Students begin thinking about college usually years in advance; their freshman year, most likely. Similarly, people begin thinking about home ownership years before they are prepared to purchase a home. As time progresses, students start to think about what they want to do in life, and begin to fashion a picture of what career they would like to go in. Naturally, they begin thinking about schools that will be able to fulfill the requirements they will need to succeed in their chosen profession. Potential homebuyers think about the size of their family--how much room they will need, or how big of a house they want--then they think about whether they want to live in the country or in the city, and maybe about what kind of style of house they like. Homebuyers usually start shopping around for a lending institution at this stage; they look for banks and lenders that make home loans, who have competitive rates, and who offer low closing costs and points.
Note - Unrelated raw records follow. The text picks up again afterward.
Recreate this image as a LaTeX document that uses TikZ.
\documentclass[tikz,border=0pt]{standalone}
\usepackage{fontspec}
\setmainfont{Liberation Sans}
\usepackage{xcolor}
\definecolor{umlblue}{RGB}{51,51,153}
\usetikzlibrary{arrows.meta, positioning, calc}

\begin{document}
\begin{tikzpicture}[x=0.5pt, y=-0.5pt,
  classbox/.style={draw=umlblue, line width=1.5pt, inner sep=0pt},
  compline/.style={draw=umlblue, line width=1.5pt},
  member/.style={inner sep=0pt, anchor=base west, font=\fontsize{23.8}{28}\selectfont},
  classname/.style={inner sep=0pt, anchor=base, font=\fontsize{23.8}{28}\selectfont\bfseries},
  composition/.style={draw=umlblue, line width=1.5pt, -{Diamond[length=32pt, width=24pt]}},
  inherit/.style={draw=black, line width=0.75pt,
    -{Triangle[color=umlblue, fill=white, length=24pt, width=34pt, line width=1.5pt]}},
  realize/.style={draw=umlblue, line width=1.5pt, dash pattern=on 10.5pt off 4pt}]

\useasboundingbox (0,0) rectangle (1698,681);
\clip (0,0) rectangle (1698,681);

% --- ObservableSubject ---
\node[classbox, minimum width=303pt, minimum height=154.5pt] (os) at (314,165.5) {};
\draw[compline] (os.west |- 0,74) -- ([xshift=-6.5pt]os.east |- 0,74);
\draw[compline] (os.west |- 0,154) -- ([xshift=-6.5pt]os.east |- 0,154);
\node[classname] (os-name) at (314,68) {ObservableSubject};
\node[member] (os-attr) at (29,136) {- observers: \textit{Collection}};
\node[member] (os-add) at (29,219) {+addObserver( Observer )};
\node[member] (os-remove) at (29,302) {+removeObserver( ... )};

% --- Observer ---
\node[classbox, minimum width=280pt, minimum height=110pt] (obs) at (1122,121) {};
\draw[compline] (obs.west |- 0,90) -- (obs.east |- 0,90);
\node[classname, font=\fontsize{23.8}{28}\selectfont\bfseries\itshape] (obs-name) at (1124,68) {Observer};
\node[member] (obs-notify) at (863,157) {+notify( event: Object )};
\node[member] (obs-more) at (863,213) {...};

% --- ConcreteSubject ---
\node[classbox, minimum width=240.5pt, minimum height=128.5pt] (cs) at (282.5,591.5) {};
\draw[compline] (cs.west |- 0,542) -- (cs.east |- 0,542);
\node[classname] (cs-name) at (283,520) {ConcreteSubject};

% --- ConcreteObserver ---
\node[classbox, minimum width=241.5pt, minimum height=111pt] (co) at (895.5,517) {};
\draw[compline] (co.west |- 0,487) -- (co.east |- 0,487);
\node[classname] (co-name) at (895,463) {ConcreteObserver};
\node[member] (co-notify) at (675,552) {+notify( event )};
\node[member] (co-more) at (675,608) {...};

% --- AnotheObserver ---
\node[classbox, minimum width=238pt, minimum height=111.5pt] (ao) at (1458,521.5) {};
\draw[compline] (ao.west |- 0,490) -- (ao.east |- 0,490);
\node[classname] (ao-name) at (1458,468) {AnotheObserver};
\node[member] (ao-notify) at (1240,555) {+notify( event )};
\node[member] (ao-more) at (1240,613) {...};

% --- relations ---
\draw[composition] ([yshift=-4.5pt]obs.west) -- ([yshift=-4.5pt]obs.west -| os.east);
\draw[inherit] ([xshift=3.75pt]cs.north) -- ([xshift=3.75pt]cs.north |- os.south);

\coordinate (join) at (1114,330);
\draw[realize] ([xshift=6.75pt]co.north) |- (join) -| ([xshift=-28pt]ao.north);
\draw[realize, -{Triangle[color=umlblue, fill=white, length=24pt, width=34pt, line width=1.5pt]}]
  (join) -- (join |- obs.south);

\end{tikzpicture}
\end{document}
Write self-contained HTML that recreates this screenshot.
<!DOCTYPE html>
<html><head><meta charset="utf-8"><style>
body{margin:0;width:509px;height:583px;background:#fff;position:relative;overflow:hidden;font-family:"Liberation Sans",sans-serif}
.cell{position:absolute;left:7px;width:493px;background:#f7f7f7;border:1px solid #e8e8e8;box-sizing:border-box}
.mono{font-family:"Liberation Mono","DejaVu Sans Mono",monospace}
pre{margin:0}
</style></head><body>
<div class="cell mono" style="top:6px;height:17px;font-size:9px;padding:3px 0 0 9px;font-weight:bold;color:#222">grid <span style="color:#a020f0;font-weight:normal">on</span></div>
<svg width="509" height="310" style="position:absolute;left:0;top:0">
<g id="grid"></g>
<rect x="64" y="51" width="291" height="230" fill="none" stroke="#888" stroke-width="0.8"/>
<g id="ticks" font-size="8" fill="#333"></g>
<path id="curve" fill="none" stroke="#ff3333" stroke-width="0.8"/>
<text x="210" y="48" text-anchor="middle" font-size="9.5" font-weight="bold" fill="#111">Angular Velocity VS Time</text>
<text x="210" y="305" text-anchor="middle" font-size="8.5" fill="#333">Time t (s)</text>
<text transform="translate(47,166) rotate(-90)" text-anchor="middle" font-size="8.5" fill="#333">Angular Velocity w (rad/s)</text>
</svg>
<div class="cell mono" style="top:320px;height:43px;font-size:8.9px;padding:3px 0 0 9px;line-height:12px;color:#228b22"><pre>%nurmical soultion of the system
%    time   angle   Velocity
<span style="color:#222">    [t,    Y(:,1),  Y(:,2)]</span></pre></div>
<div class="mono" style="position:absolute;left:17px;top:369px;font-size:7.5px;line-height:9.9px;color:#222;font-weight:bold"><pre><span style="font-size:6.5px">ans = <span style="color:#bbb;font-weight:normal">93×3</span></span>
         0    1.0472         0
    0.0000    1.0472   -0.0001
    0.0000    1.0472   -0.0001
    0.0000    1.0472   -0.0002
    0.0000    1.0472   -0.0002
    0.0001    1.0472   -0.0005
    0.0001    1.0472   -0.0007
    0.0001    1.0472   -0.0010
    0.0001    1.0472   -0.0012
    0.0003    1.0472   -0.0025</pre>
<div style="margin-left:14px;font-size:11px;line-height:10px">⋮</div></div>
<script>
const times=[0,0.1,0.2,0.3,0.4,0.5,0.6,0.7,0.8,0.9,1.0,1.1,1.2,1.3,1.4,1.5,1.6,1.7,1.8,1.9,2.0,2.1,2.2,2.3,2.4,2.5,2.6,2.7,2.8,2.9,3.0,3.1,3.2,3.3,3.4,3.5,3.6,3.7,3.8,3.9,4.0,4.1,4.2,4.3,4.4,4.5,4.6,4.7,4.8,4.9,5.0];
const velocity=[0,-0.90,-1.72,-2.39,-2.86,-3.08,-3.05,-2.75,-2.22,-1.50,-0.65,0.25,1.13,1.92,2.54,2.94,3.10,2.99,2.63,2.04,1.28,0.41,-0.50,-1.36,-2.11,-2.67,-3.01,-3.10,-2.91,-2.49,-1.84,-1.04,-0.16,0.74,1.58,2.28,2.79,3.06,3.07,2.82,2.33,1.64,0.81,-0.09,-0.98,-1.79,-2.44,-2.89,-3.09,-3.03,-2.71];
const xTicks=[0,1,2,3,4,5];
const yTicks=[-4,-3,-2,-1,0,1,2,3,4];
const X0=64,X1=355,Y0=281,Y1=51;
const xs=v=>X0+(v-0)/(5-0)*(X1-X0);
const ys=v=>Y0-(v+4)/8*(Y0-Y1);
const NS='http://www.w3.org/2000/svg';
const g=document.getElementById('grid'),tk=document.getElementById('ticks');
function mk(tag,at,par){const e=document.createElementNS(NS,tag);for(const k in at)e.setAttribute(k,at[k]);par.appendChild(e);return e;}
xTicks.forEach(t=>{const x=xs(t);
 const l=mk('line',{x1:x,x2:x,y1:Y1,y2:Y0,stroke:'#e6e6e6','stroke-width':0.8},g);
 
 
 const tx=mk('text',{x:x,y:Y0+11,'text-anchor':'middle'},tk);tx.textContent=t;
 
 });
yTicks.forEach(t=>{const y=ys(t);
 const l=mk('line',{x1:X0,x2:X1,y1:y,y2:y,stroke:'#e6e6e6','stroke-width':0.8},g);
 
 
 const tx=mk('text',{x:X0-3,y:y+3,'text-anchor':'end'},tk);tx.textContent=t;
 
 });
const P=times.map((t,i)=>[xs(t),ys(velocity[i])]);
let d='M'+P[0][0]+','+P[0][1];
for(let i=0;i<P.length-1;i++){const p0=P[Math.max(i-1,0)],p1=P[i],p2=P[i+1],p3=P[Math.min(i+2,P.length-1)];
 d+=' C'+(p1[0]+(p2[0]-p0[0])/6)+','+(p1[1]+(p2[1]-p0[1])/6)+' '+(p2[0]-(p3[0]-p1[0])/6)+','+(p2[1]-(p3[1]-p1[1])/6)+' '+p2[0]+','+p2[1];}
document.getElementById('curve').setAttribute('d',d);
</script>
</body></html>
As students begin to narrow down the list of colleges they think they would like to attend, they start learning as much as they can about them. Where they are located, how much tuition costs, what classes they offer, what extracurricular activities are available, and the like. Potential homebuyers act much the same way. They decide what state and city they would like to live in, if they want a rural property or a town house, and begin to finalize things like size and location. Once students have their list of potential colleges, they start paying attention to their grades; after all, a high grade point average in high school is definitely a step in the right direction to acceptance at a favored university. Likewise, homebuyers start thinking about their credit. Those who have the best credit history and the highest credit score are the most likely to get their mortgage loan accepted and to get the lowest rate possible, saving tons of money in the process.
As time of the big event grows nearer, high school students begin taking entrance exams and filling out entrance applications. They study for tests like the SAT and the ACT, and they fill out the required university applications, which can include personal essays and other types of tests. Homebuyers start looking for real estate agents who can match them to a home they are interested in, and they start inquiring about mortgage applications from their favorite lenders, which they found through earlier research. They fill out mortgage applications that ask things such as yearly income, expenses, and work history. They look at the applicant's credit score and history along with the application, and just like the admissions department at universities across the country, they decide if the applicant is "in" or not.
If the applicant's grades (credit) are good enough, if the admissions office liked the response to their application (mortgage loan application), and the situation is affordable, years of hard work, dedication, and planning all come to fruition.
Getting a home is not something that happens overnight; neither is getting into the choicest college on the list. Both take some time and hard work, but if everything falls together just right and the timing is perfect, both events are wonderful and life-changing.